Na Łotwie wezwano do bojkotu operatora telewizji kablowej
Partia Rosyjski Związek Łotwy wzywa mieszkańców kraju do bojkotu największego operatora telewizji kablowej Tet, który postanowił zakończyć retransmisję szeregu rosyjskich kanałów, powiedział w rozmowie ze „Sputnikiem” współprzewodniczący ugrupowania Mirosław Mitrofanow. Wcześniej operator telewizyjny Tet poinformował, że kończy retransmisję największych rosyjskich stacji od 1 lutego. Zamiast nich widzom zostaną zaproponowane inne, koncern cały czas szuka kanałów, jakie można by dodać do pakietu – zaznaczono.
„Rosyjski Związek Łotwy wzywa do bojkotu firmy Tet, która pod naciąganym, kłamliwym pretekstem pozbawiła swoich klientów kluczowych rosyjskojęzycznych kanałów, oferując zamiast nich śmieci informacyjne. Jesteśmy przekonani, że zrobiono to nie z powodu sankcji przeciwko Rosji i nie z powodu propagandy państwowej na tych stacjach. Gdyby przyczyną były sankcje i propaganda, to te rosyjskie kanały zostałyby odłączone na całym świecie. Ale tak się nie dzieje. Są wyłączane tylko na Łotwie jako kolejny krok na drodze do marginalizacji i asymilacji rosyjskojęzycznej ludności kraju” – powiedział Mitrofanow. Jak zaznaczył, widzowie usuniętych stacji nie przejdą na łotewskie media.

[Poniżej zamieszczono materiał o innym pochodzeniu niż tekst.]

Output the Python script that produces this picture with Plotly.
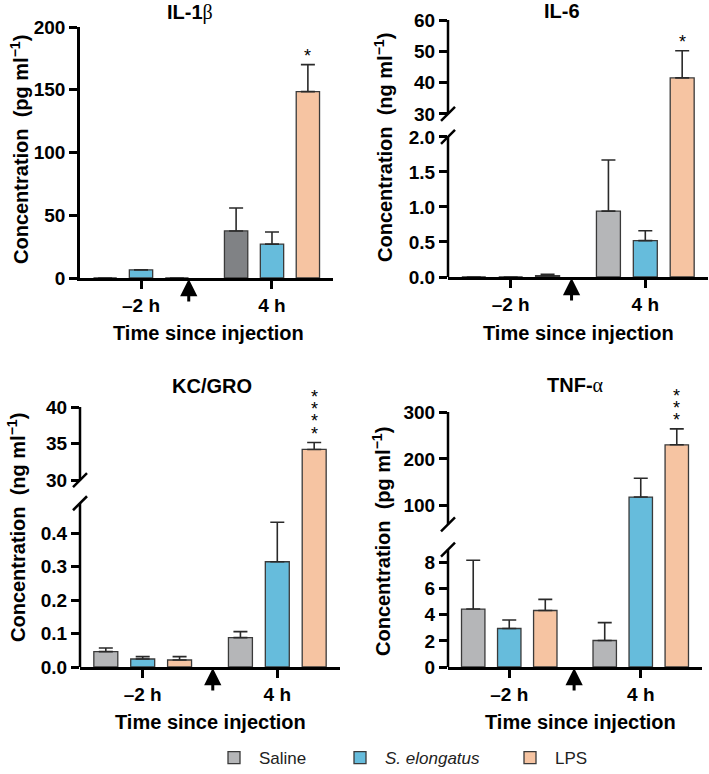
import plotly.graph_objects as go

# ---------------- data ----------------
series = ["Saline", "S. elongatus", "LPS"]
time_labels = ["–2 h", "4 h"]

il1b_mean = {"Saline": [0, 37.5], "S. elongatus": [6.5, 27], "LPS": [0, 148.5]}
il1b_err = {"Saline": [0, 18.3], "S. elongatus": [0, 9.6], "LPS": [0, 21.5]}

il6_mean = {"Saline": [0, 0.94], "S. elongatus": [0, 0.52], "LPS": [0.02, 41.5]}
il6_err = {"Saline": [0, 0.73], "S. elongatus": [0, 0.14], "LPS": [0.02, 8.7]}

kc_mean = {"Saline": [0.046, 0.088], "S. elongatus": [0.024, 0.315], "LPS": [0.021, 34.2]}
kc_err = {"Saline": [0.011, 0.018], "S. elongatus": [0.007, 0.118], "LPS": [0.01, 0.95]}

tnf_mean = {"Saline": [4.44, 2.03], "S. elongatus": [2.95, 118.5], "LPS": [4.33, 230]}
tnf_err = {"Saline": [3.74, 1.37], "S. elongatus": [0.65, 40], "LPS": [0.85, 34]}

il1b_ticks = [0, 50, 100, 150, 200]
il6_ticks = [0, 0.5, 1.0, 1.5, 2.0, 30, 40, 50, 60]
il6_ticktext = ["0.0", "0.5", "1.0", "1.5", "2.0", "30", "40", "50", "60"]
kc_ticks = [0, 0.1, 0.2, 0.3, 0.4, 30, 35, 40]
kc_ticktext = ["0.0", "0.1", "0.2", "0.3", "0.4", "30", "35", "40"]
tnf_ticks = [0, 2, 4, 6, 8, 100, 200, 300]
tnf_ticktext = ["0", "2", "4", "6", "8", "100", "200", "300"]

stars = ["*", "*", "****", "***"]

# ---------------- styling ----------------
colors = {"Saline": "#b5b6b8", "S. elongatus": "#66bcdc", "LPS": "#f6c4a2"}
dark_saline = "#808285"
edge = "#3a3a3a"
FONT = "Liberation Sans"
legend_names = {"Saline": "Saline", "S. elongatus": "<i>S. elongatus</i>", "LPS": "LPS"}
legend_ids = {"Saline": "legend", "S. elongatus": "legend2", "LPS": "legend3"}
legend_left_px = {"Saline": 209, "S. elongatus": 335, "LPS": 505}

slot = {"Saline": 0, "S. elongatus": 1, "LPS": 2}
group_start = [0.0, 3.65]
bar_w = 0.65
xr = [-0.7, 6.35]

panels = [
    dict(title="IL-1<span style='font-family:Liberation Serif;font-weight:normal'>β</span>",
         unit="pg", mean=il1b_mean, err=il1b_err, ticks=il1b_ticks,
         ticktext=[str(t) for t in il1b_ticks], brk=None, top=200,
         xd=[80, 333], yd=[27, 278], arrow=2.33,
         title_xy=(190, 12), ytitle_xy=(19, 150), xtitle_xy=(208, 333)),
    dict(title="IL-6", unit="ng", mean=il6_mean, err=il6_err, ticks=il6_ticks,
         ticktext=il6_ticktext, brk=dict(low=2.0, hi=30, gap=0.329, scale=0.0447), top=60,
         xd=[448, 708], yd=[20, 277], arrow=2.65,
         title_xy=(562, 11), ytitle_xy=(383, 148), xtitle_xy=(578, 333)),
    dict(title="KC/GRO", unit="ng", mean=kc_mean, err=kc_err, ticks=kc_ticks,
         ticktext=kc_ticktext, brk=dict(low=0.49, hi=30, gap=0.069, scale=0.0219), top=40,
         xd=[80, 340], yd=[407, 667], arrow=2.9,
         title_xy=(212, 386), ytitle_xy=(16, 528), xtitle_xy=(210, 722)),
    dict(title="TNF-<span style='font-family:Liberation Serif;font-weight:normal'>α</span>",
         unit="pg", mean=tnf_mean, err=tnf_err, ticks=tnf_ticks,
         ticktext=tnf_ticktext, brk=dict(low=9, hi=60, gap=1.92, scale=0.0359), top=300,
         xd=[448, 702], yd=[412, 667], arrow=2.8,
         title_xy=(575, 385), ytitle_xy=(381, 542), xtitle_xy=(580, 722)),
]

W, H = 709, 774


def T(v, brk):
    if brk is None or v <= brk["low"]:
        return v
    return brk["low"] + brk["gap"] + (v - brk["hi"]) * brk["scale"]


fig = go.Figure()
shapes = []
annotations = []

for i, p in enumerate(panels):
    n = i + 1
    xa = "x" if n == 1 else f"x{n}"
    ya = "y" if n == 1 else f"y{n}"
    brk = p["brk"]
    for s in series:
        xs = [g + slot[s] for g in group_start]
        ys = [T(v, brk) for v in p["mean"][s]]
        up = [T(v + e, brk) - T(v, brk) for v, e in zip(p["mean"][s], p["err"][s])]
        cols = [colors[s], colors[s]]
        if n == 1 and s == "Saline":
            cols = [colors[s], dark_saline]
        fig.add_trace(go.Bar(
            x=xs, y=ys, width=bar_w, name=legend_names[s],
            legendgroup=s, showlegend=(n == 4), legend=legend_ids[s],
            marker=dict(color=cols, line=dict(color=edge, width=1.3)),
            error_y=dict(type="data", symmetric=False, array=up, arrayminus=[0, 0],
                         color="#2a2a2a", thickness=1.6, width=7),
            xaxis=xa, yaxis=ya, hoverinfo="skip",
        ))

    x0, x1 = p["xd"][0] / W, p["xd"][1] / W
    y0, y1 = 1 - p["yd"][1] / H, 1 - p["yd"][0] / H
    top_t = T(p["top"], brk)
    axkey = "xaxis" if n == 1 else f"xaxis{n}"
    aykey = "yaxis" if n == 1 else f"yaxis{n}"
    fig.layout[axkey] = dict(
        domain=[x0, x1], range=xr, anchor=ya, showgrid=False, zeroline=False,
        automargin=False,
        showline=True, linecolor="black", linewidth=2.5,
        tickmode="array", tickvals=[group_start[0] + 1, group_start[1] + 1],
        ticktext=time_labels, ticks="outside", ticklen=8, tickwidth=2.5, tickcolor="black",
        tickfont=dict(family=FONT, size=19, color="black", weight="bold"), fixedrange=True,
    )
    fig.layout[aykey] = dict(
        domain=[y0, y1], range=[0, top_t], anchor=xa, showgrid=False, zeroline=False,
        automargin=False,
        showline=(brk is None), linecolor="black", linewidth=2.5,
        tickmode="array", tickvals=[T(t, brk) for t in p["ticks"]], ticktext=p["ticktext"],
        ticks="outside", ticklen=8, tickwidth=2.5, tickcolor="black",
        tickfont=dict(family=FONT, size=19, color="black", weight="bold"), fixedrange=True,
    )

    if brk is not None:
        segs = [(0, brk["low"]), (T(brk["hi"], brk), top_t)]
        for a, b in segs:
            shapes.append(dict(type="line", xref=f"{xa} domain", yref=ya, x0=0, x1=0,
                               y0=a, y1=b, line=dict(color="black", width=2.5)))
        for yv in [brk["low"], T(brk["hi"], brk)]:
            shapes.append(dict(type="line", xref=f"{xa} domain", yref=ya,
                               xsizemode="pixel", xanchor=0, x0=-7, x1=7,
                               ysizemode="pixel", yanchor=yv, y0=-7, y1=7,
                               line=dict(color="black", width=2.5)))

    # injection arrow
    annotations.append(dict(x=p["arrow"], y=0, xref=xa, yref=ya, text="", showarrow=True,
                            ax=0, ay=25, arrowhead=2, arrowsize=1.15, arrowwidth=3,
                            arrowcolor="black", standoff=1))

    # significance stars above LPS 4h (stacked, tight line spacing)
    lps_top = T(p["mean"]["LPS"][1] + p["err"]["LPS"][1], brk)
    star_txt = "<br>".join("<span style='font-size:18px'>*</span>" for _ in stars[i])
    annotations.append(dict(x=group_start[1] + 2, y=lps_top, xref=xa, yref=ya,
                            text=star_txt, showarrow=False, yanchor="bottom",
                            yshift=-2, borderpad=0,
                            font=dict(family=FONT, size=9.4, color="black")))

    # titles
    tx, ty = p["title_xy"]
    annotations.append(dict(x=tx / W, y=1 - ty / H, xref="paper", yref="paper",
                            xanchor="center", yanchor="middle",
                            text=f"<b>{p['title']}</b>", showarrow=False,
                            font=dict(family=FONT, size=20, color="black")))
    yx, yy = p["ytitle_xy"]
    annotations.append(dict(x=yx / W, y=1 - yy / H, xref="paper", yref="paper",
                            xanchor="center", yanchor="middle",
                            text=f"<b>Concentration&nbsp; ({p['unit']} ml<sup>−1</sup>)</b>",
                            textangle=-90, showarrow=False,
                            font=dict(family=FONT, size=20, color="black")))
    xx, xy = p["xtitle_xy"]
    annotations.append(dict(x=xx / W, y=1 - xy / H, xref="paper", yref="paper",
                            xanchor="center", yanchor="middle",
                            text="<b>Time since injection</b>", showarrow=False,
                            font=dict(family=FONT, size=20, color="black")))

legend_style = dict(orientation="h", xanchor="left", y=1 - 758 / H, yanchor="middle",
                    font=dict(family=FONT, size=17, color="#222"), itemwidth=40,
                    bgcolor="rgba(0,0,0,0)")

fig.update_layout(
    template="none",
    width=W, height=H, margin=dict(l=0, r=0, t=0, b=0, autoexpand=False),
    paper_bgcolor="white", plot_bgcolor="white", barmode="overlay",
    shapes=shapes, annotations=annotations,
    legend=dict(legend_style, x=legend_left_px["Saline"] / W),
    legend2=dict(legend_style, x=legend_left_px["S. elongatus"] / W),
    legend3=dict(legend_style, x=legend_left_px["LPS"] / W),
    showlegend=True,
)

fig.write_html("out.html", config={"displayModeBar": False},
               post_script="document.body.style.margin='0';")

„Liczą (…), że Rosjanie przejdą na łotewskie media i będą oglądać telewizję po łotewsku czy w najgorszym razie po ukraińsku czy angielsku. W rzeczywistości tak się nie stanie. Rosjanie Łotwy przejdą do internetu. Ale nie wszyscy. Na wsiach i w małych miastach często właśnie TET ma niezdrowy monopol na usługi telekomunikacyjne. Od Tet nie będą mogli odejść również najbiedniejsi i starsi ludzie. W tym kontekście rozprawa z rosyjskojęzycznymi kanałami jest bezsensownym okrucieństwem, kolejnym przejawem ograniczeń odnośnie używania języka rosyjskiego na Łotwie” – dodał Mitrofanow.
Tet to największy operator telewizji kablowej na Łotwie, 51% akcji firmy należy do państwa.